Software as an Experience

Software as an Experience

Around the year 2000, the technology industry began delivering software products by the Application Service Provider model (ASP). This was a brave advancement over the traditional on-premises approach. By 2010, the model had matured into what we now call Software as a Service (SaaS). The old on-premises model is still out there, but software firms of all sizes are busy making the shift to SaaS. All of this makes me want to ask the simple question: is SaaS the final resting place for software delivery, or is it merely a stepping stone on the path to something even better?

Like many Americans, I spent a week this summer sitting on the beach. For this beach getaway, I rented a lovely beach house in a great location suitable for the types of activities my family enjoys. During that week, my mind went through a familiar exercise, comparing the weekly cost of the rental with the cost of buying a beach house and renting it out when we weren’t using it. This is a common exercise; so common in fact, that I even overheard another group of people on the beach having that same discussion. This sun-inspired mental “Excel” exercise always ends the same – sure, I could make it work and maybe save a few dollars, but my life during the rest of the year would change dramatically due to the amount of time and energy that would be required to maintain the house and stay mentally invested in it.

The SaaS movement is much like renting a beach house instead of buying one – you only pay for what you use, and you are free to rent a different house next year without involving a large capital expenditure.

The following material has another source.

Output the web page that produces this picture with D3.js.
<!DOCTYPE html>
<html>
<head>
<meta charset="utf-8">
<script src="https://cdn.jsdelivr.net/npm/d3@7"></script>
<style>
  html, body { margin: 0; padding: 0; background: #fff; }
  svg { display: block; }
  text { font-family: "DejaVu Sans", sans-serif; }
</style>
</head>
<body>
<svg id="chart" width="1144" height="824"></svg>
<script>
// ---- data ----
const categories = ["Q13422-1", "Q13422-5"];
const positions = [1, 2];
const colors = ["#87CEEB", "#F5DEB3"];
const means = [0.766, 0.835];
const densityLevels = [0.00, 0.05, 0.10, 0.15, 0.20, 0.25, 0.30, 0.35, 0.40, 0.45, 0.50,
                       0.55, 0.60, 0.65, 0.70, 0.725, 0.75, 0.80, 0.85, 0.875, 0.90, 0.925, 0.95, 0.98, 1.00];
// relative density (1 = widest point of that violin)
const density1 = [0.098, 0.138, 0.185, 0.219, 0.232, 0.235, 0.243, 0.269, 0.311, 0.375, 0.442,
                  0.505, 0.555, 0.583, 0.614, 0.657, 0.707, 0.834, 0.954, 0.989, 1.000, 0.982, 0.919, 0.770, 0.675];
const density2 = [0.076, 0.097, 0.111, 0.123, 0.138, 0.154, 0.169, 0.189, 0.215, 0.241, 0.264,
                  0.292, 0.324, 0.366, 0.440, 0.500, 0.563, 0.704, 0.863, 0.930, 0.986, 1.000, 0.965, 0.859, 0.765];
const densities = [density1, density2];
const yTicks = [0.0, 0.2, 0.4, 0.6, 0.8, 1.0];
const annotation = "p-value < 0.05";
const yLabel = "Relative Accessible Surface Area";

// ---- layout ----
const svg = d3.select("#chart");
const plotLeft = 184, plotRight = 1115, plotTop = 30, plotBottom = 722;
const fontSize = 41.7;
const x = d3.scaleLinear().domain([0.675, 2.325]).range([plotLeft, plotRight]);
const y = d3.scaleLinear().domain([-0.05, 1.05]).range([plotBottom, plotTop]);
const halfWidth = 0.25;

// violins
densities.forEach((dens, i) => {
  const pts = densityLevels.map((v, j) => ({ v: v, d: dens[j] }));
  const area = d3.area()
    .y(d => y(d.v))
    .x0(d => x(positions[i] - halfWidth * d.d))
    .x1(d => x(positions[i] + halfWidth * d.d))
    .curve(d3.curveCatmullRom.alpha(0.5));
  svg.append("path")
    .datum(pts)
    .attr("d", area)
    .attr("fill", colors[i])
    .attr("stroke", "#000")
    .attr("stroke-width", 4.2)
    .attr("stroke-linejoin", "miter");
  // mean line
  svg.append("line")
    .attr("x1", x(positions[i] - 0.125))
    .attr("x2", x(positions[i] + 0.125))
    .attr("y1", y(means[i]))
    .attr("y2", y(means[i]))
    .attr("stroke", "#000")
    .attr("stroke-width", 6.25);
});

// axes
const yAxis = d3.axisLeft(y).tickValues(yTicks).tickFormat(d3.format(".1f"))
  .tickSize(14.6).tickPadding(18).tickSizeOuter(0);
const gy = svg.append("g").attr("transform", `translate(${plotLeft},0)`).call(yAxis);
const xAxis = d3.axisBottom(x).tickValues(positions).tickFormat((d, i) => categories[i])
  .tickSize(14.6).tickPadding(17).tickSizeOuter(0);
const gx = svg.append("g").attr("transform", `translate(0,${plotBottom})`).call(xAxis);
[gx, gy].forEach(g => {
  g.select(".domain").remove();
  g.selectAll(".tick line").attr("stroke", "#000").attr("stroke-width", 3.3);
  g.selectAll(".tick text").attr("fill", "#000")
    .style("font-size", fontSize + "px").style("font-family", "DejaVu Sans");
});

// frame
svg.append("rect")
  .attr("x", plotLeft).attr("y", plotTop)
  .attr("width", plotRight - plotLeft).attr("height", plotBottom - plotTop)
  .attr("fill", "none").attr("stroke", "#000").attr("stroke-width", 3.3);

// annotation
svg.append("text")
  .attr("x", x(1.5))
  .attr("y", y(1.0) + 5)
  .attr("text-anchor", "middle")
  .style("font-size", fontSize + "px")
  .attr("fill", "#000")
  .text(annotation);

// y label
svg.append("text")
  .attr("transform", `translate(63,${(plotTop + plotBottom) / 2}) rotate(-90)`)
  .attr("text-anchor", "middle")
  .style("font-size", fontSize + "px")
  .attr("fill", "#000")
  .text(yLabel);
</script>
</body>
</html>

But a beach house rental is not about the house, it’s about the beach. It’s not about a service – it’s about an experience.

Starbucks is well aware of the distinction between selling a product versus an experience. In fact, bloggers and industry analysts have correctly identified this business philosophy as one of Starbucks’ primary differentiators and ingredients for success. When we buy a coffee (and pastry, etc.) at Starbucks, we are not purchasing a product at the best possible price. Nope, that’s not it at all. We are not even purchasing the best product. Definitely not. But what we are purchasing is an experience that is familiar, reliable, and at least moderately stylish and hip. If Starbucks loses these attributes of the coffee experience, they will end up selling a basic commodity – equivalent to selling software by shrink-wrapped CD.

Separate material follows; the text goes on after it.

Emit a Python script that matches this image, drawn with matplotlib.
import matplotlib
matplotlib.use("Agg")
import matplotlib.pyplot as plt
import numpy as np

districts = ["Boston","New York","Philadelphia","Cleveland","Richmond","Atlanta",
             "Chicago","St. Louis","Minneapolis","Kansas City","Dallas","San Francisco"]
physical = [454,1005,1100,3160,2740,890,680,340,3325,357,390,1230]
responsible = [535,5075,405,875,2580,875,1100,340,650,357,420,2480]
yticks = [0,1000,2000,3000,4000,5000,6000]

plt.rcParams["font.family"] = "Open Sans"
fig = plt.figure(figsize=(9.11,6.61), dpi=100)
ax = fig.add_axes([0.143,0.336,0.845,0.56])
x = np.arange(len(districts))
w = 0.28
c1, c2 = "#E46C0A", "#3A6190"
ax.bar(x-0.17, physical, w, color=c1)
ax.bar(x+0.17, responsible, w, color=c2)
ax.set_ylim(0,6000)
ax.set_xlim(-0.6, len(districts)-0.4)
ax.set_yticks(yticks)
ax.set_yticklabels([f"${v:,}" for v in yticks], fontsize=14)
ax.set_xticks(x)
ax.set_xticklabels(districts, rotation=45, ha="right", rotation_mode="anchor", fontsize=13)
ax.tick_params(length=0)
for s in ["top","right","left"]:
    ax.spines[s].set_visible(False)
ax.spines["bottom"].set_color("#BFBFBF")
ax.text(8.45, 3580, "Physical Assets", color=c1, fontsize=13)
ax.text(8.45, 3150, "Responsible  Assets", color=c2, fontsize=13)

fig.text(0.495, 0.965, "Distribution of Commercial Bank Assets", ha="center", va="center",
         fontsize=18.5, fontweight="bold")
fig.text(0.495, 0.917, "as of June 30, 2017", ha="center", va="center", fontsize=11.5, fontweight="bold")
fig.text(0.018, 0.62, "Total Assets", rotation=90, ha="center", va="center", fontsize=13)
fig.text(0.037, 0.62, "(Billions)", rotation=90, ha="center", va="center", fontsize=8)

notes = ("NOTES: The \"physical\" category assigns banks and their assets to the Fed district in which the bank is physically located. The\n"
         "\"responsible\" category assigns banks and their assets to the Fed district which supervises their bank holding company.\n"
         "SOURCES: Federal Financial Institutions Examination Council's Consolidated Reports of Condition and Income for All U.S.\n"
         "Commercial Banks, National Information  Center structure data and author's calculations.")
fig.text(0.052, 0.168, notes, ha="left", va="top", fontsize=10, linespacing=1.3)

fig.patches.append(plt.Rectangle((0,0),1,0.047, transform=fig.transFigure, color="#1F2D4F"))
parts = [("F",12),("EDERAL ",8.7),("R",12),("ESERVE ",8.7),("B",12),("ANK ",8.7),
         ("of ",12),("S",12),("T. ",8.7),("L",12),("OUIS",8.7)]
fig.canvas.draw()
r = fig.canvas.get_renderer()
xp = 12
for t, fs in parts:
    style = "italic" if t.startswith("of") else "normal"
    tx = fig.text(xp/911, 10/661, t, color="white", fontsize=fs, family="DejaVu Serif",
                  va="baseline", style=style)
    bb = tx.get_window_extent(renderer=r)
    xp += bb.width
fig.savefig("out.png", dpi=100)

The same is true about software. It’s not about buying a product anymore, and it isn’t really about buying a service either. Sure, we need to deliver great service to achieve the basic tenets of SaaS, but that’s only a starting point. We buy software because it can give us the experience that we are looking for. We want to accomplish some specific task and not have it ruin an hour of our lives every time that task needs to be done. In fact, what we really want is something more akin to what Starbucks is offering – we want to accomplish that task and actually look forward to it next time. This is what the UX movement is all about, so it seems high time that software firms change their thinking as well. We need to move beyond selling products and services – we need to sell software as an experience. I hereby coin the new acronym SaaX – Software as an Experience. Let’s do this!